▸ TASK PROMPT
All of the lines below are to be printed again exactly; images are excluded from the output.

▸ RECORDED INFORMATION
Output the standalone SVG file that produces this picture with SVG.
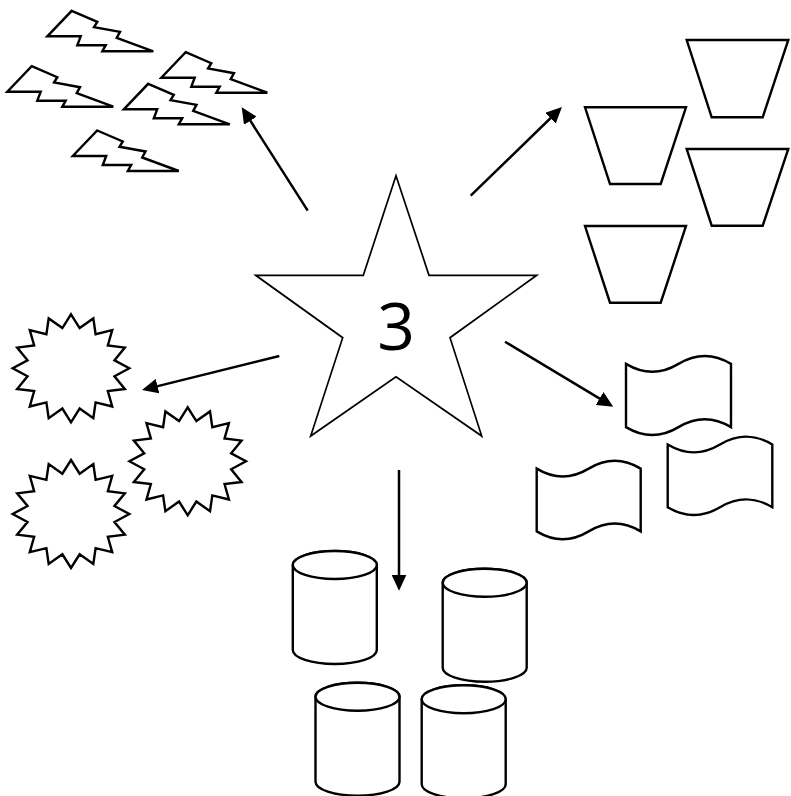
<svg xmlns="http://www.w3.org/2000/svg" width="791" height="796" viewBox="0 0 791 796">
<style>
.s{fill:#fff;stroke:#000;stroke-width:2.4;stroke-linejoin:miter}
.star{fill:#fff;stroke:#000;stroke-width:1.7}
.c{fill:none;stroke:#000;stroke-width:2.5}
.t{font-family:"Open Sans","Noto Sans",sans-serif;font-size:66px;fill:#000}
</style>
<defs>
<marker id="ah" markerUnits="userSpaceOnUse" markerWidth="16" markerHeight="15" refX="6" refY="7.5" orient="auto" viewBox="0 0 16 15">
<path d="M0,0 L16,7.5 L0,15 Z" fill="#000"/>
</marker>
<path id="bolt" class="s" d="M25.2,0.5 L50.8,11.5 L47.5,16.8 L73.5,21.5 L70.2,27.5 L106.8,41 L55.8,41 L59.2,35 L30.8,35 L34.2,26 L0.8,26 Z"/>
<path id="burst" class="s" d="M0,-54 L8.64,-40.25 L22.31,-49.89 L24.62,-34.12 L41.22,-38.18 L36.84,-22.8 L53.86,-20.67 L43.46,-8.01 L58.3,0 L43.46,8.01 L53.86,20.67 L36.84,22.8 L41.22,38.18 L24.62,34.12 L22.31,49.89 L8.64,40.25 L0,54 L-8.64,40.25 L-22.31,49.89 L-24.62,34.12 L-41.22,38.18 L-36.84,22.8 L-53.86,20.67 L-43.46,8.01 L-58.3,0 L-43.46,-8.01 L-53.86,-20.67 L-36.84,-22.8 L-41.22,-38.18 L-24.62,-34.12 L-22.31,-49.89 L-8.64,-40.25 Z"/>
</defs>

<g id="center-star">
<polygon class="star" points="396,175.7 429,275.3 536.7,275.3 450,337.7 481.7,436 396,376.7 310.7,436 342.7,337.7 255.7,275.3 363.3,275.3"/>
<text class="t" x="396" y="350" text-anchor="middle">3</text>
</g>

<g id="bolts">
<use id="bolt1" href="#bolt" transform="translate(46.5,10.3)"/>
<use id="bolt2" href="#bolt" transform="translate(6.5,65.7)"/>
<use id="bolt3" href="#bolt" transform="translate(160.5,51.7)"/>
<use id="bolt4" href="#bolt" transform="translate(123,83.3)"/>
<use id="bolt5" href="#bolt" transform="translate(72,130)"/>
</g>

<g id="trapezoids">
<polygon id="trap1" class="s" points="686.7,40 788.3,40 762.7,117.3 711.7,117.3"/>
<polygon id="trap2" class="s" points="585,107.3 686,107.3 660.7,184 610,184"/>
<polygon id="trap3" class="s" points="686.7,149 788.3,149 762.7,225.7 711.7,225.7"/>
<polygon id="trap4" class="s" points="585,226 686,226 660.7,302.7 610,302.7"/>
</g>

<g id="bursts">
<use id="burst1" href="#burst" transform="translate(71,368.3)"/>
<use id="burst2" href="#burst" transform="translate(187.7,461.3)"/>
<use id="burst3" href="#burst" transform="translate(71,514)"/>
</g>

<g id="tapes">
<path id="tape1" class="s" d="M626,363.9 Q652.25,379.7 678.5,363.9 T731,363.9 L731,427.1 Q704.75,411.3 678.5,427.1 T626,427.1 Z"/>
<path id="tape2" class="s" d="M667.7,444.5 Q693.85,460.2 720,444.5 T772.3,444.5 L772.3,507.2 Q746.15,491.5 720,507.2 T667.7,507.2 Z"/>
<path id="tape3" class="s" d="M536.7,468.6 Q562.7,484.3 588.7,468.6 T640.7,468.6 L640.7,531.4 Q614.7,515.7 588.7,531.4 T536.7,531.4 Z"/>
</g>

<g id="cylinders">
<g id="cyl1">
<path class="s" d="M292.8,565 L292.8,650 A42,14 0 0 0 376.8,650 L376.8,565 A42,14 0 0 0 292.8,565 Z"/>
<ellipse class="s" cx="334.8" cy="565" rx="42" ry="14"/>
</g>
<g id="cyl2">
<path class="s" d="M442.7,582.7 L442.7,667.7 A42,14 0 0 0 526.7,667.7 L526.7,582.7 A42,14 0 0 0 442.7,582.7 Z"/>
<ellipse class="s" cx="484.7" cy="582.7" rx="42" ry="14"/>
</g>
<g id="cyl3">
<path class="s" d="M315.5,696.7 L315.5,781.7 A42,14 0 0 0 399.5,781.7 L399.5,696.7 A42,14 0 0 0 315.5,696.7 Z"/>
<ellipse class="s" cx="357.5" cy="696.7" rx="42" ry="14"/>
</g>
<g id="cyl4">
<path class="s" d="M421.7,699.3 L421.7,784.3 A42,14 0 0 0 505.7,784.3 L505.7,699.3 A42,14 0 0 0 421.7,699.3 Z"/>
<ellipse class="s" cx="463.7" cy="699.3" rx="42" ry="14"/>
</g>
</g>

<g id="connectors">
<line class="c" x1="307.7" y1="210.7" x2="247.1" y2="115.7" marker-end="url(#ah)"/>
<line class="c" x1="470.7" y1="195.7" x2="554.8" y2="114" marker-end="url(#ah)"/>
<line class="c" x1="279.3" y1="356" x2="151.7" y2="387.6" marker-end="url(#ah)"/>
<line class="c" x1="505" y1="341.7" x2="604.7" y2="401.6" marker-end="url(#ah)"/>
<line class="c" x1="399" y1="470" x2="399" y2="580.7" marker-end="url(#ah)"/>
</g>
</svg>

▸ EXERCISE RESULT
Output the standalone SVG file that produces this picture with SVG.
<svg xmlns="http://www.w3.org/2000/svg" width="791" height="796" viewBox="0 0 791 796">
<style>
.s{fill:#fff;stroke:#000;stroke-width:2.4;stroke-linejoin:miter}
.star{fill:#fff;stroke:#000;stroke-width:1.7}
.c{fill:none;stroke:#000;stroke-width:2.5}
.t{font-family:"Open Sans","Noto Sans",sans-serif;font-size:66px;fill:#000}
</style>
<defs>
<marker id="ah" markerUnits="userSpaceOnUse" markerWidth="16" markerHeight="15" refX="6" refY="7.5" orient="auto" viewBox="0 0 16 15">
<path d="M0,0 L16,7.5 L0,15 Z" fill="#000"/>
</marker>
<path id="bolt" class="s" d="M25.2,0.5 L50.8,11.5 L47.5,16.8 L73.5,21.5 L70.2,27.5 L106.8,41 L55.8,41 L59.2,35 L30.8,35 L34.2,26 L0.8,26 Z"/>
<path id="burst" class="s" d="M0,-54 L8.64,-40.25 L22.31,-49.89 L24.62,-34.12 L41.22,-38.18 L36.84,-22.8 L53.86,-20.67 L43.46,-8.01 L58.3,0 L43.46,8.01 L53.86,20.67 L36.84,22.8 L41.22,38.18 L24.62,34.12 L22.31,49.89 L8.64,40.25 L0,54 L-8.64,40.25 L-22.31,49.89 L-24.62,34.12 L-41.22,38.18 L-36.84,22.8 L-53.86,20.67 L-43.46,8.01 L-58.3,0 L-43.46,-8.01 L-53.86,-20.67 L-36.84,-22.8 L-41.22,-38.18 L-24.62,-34.12 L-22.31,-49.89 L-8.64,-40.25 Z"/>
</defs>

<g id="center-star">
<polygon class="star" points="396,175.7 429,275.3 536.7,275.3 450,337.7 481.7,436 396,376.7 310.7,436 342.7,337.7 255.7,275.3 363.3,275.3"/>
<text class="t" x="396" y="350" text-anchor="middle">3</text>
</g>

<g id="bolts">
<use id="bolt1" href="#bolt" transform="translate(46.5,10.3)"/>
<use id="bolt2" href="#bolt" transform="translate(6.5,65.7)"/>
<use id="bolt3" href="#bolt" transform="translate(160.5,51.7)"/>
<use id="bolt4" href="#bolt" transform="translate(123,83.3)"/>
<use id="bolt5" href="#bolt" transform="translate(72,130)"/>
</g>

<g id="trapezoids">
<polygon id="trap1" class="s" points="686.7,40 788.3,40 762.7,117.3 711.7,117.3"/>
<polygon id="trap2" class="s" points="585,107.3 686,107.3 660.7,184 610,184"/>
<polygon id="trap3" class="s" points="686.7,149 788.3,149 762.7,225.7 711.7,225.7"/>
<polygon id="trap4" class="s" points="585,226 686,226 660.7,302.7 610,302.7"/>
</g>

<g id="bursts">
<use id="burst1" href="#burst" transform="translate(71,368.3)"/>
<use id="burst2" href="#burst" transform="translate(187.7,461.3)"/>
<use id="burst3" href="#burst" transform="translate(71,514)"/>
</g>

<g id="tapes">
<path id="tape1" class="s" d="M626,363.9 Q652.25,379.7 678.5,363.9 T731,363.9 L731,427.1 Q704.75,411.3 678.5,427.1 T626,427.1 Z"/>
<path id="tape2" class="s" d="M667.7,444.5 Q693.85,460.2 720,444.5 T772.3,444.5 L772.3,507.2 Q746.15,491.5 720,507.2 T667.7,507.2 Z"/>
<path id="tape3" class="s" d="M536.7,468.6 Q562.7,484.3 588.7,468.6 T640.7,468.6 L640.7,531.4 Q614.7,515.7 588.7,531.4 T536.7,531.4 Z"/>
</g>

<g id="cylinders">
<g id="cyl1">
<path class="s" d="M292.8,565 L292.8,650 A42,14 0 0 0 376.8,650 L376.8,565 A42,14 0 0 0 292.8,565 Z"/>
<ellipse class="s" cx="334.8" cy="565" rx="42" ry="14"/>
</g>
<g id="cyl2">
<path class="s" d="M442.7,582.7 L442.7,667.7 A42,14 0 0 0 526.7,667.7 L526.7,582.7 A42,14 0 0 0 442.7,582.7 Z"/>
<ellipse class="s" cx="484.7" cy="582.7" rx="42" ry="14"/>
</g>
<g id="cyl3">
<path class="s" d="M315.5,696.7 L315.5,781.7 A42,14 0 0 0 399.5,781.7 L399.5,696.7 A42,14 0 0 0 315.5,696.7 Z"/>
<ellipse class="s" cx="357.5" cy="696.7" rx="42" ry="14"/>
</g>
<g id="cyl4">
<path class="s" d="M421.7,699.3 L421.7,784.3 A42,14 0 0 0 505.7,784.3 L505.7,699.3 A42,14 0 0 0 421.7,699.3 Z"/>
<ellipse class="s" cx="463.7" cy="699.3" rx="42" ry="14"/>
</g>
</g>

<g id="connectors">
<line class="c" x1="307.7" y1="210.7" x2="247.1" y2="115.7" marker-end="url(#ah)"/>
<line class="c" x1="470.7" y1="195.7" x2="554.8" y2="114" marker-end="url(#ah)"/>
<line class="c" x1="279.3" y1="356" x2="151.7" y2="387.6" marker-end="url(#ah)"/>
<line class="c" x1="505" y1="341.7" x2="604.7" y2="401.6" marker-end="url(#ah)"/>
<line class="c" x1="399" y1="470" x2="399" y2="580.7" marker-end="url(#ah)"/>
</g>
</svg>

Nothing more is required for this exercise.